Work Psychology and Organizational Behaviour
Managing the Individual at Work
- Wendy Hollway - Open University, UK
Hollway deftly documents the key developments in the field, from scientific management and industrial psychology, through the human relations movement, to such current concerns as organizational culture, leadership and human resources management. She examines their production within particular conditions and power structures. She charts the impact of each trend upon the emergence of new management tools, work practices and ways in which employee regulation is attempted. The book concludes with a projection of the likely future development of work psychology and organizational behaviour in the light of current changes in work and employer-employee relations.
Work Psychology and Organizational Behaviour will be essential reading for teachers, students and practitioners in occupational psychology, organizational behaviour, industrial and organizational sociology, personnel and human resources management and public administration.
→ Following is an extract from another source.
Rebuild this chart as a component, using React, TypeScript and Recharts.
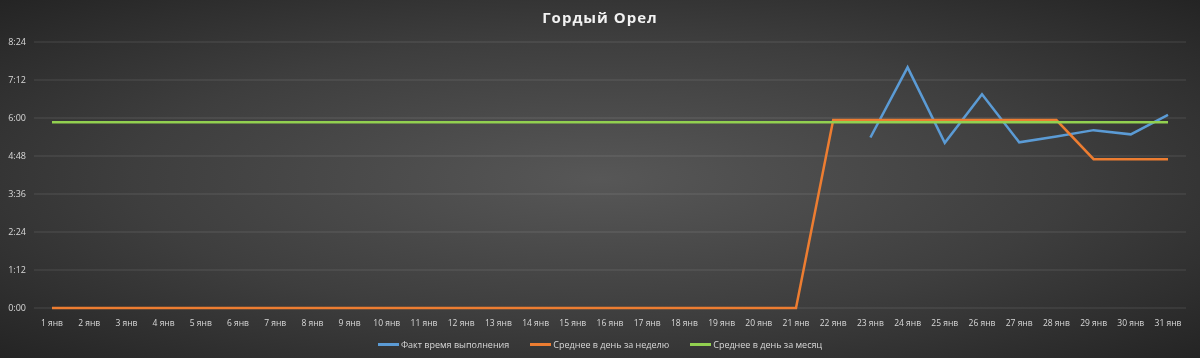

`should be read by all occupational psychologists (both academics and practitioners) who can only benefit from the challenging examination of the political bases of their work that the book undertakes. It fills a gap which has existed for far too long in occupational psychology' - Michael West, MRC/ESRC Social and Applied Psychology Unit, University of Sheffield
`Hollway presents a well-researched and well-explicated personal construal of the historical development of occupational psychology, particularly the interdependences between scientific knowledge, power relations in the production process and our everyday practices as occupational psychologists... the author intersperses a reflective and often highly critical thesis of the naive, managerialist and manipulative precepts underscoring occupational psychology as a social science.... As a timely intervention and a much-needed challenge to these precepts, the book is to be congratulated.... Perhaps the real strength of this book lies in its dismissal of the model of the `expert' occupational psychologist supposedly standing in detached isolation from her or his subject matter and studying it with appropriate methods in the attempt to measure its properties. Instead, Hollway continually forces the reader to contextualize their own experiences and actions as psychologists.... I would recommend this book to others as a laudable intervention, but more importantly as one which offers an alternative perspective of both the discipline of occupational psychology and of the actions of practising psychologists working either in industry or in academia' - The Occupational Psychologist
Very good and would recommend
While somewhat dated this provides a critical review of organisational psychology which is a good discursive starting point for introducing the topic to students. It is a more European/UK perspective but needs additional topics as well.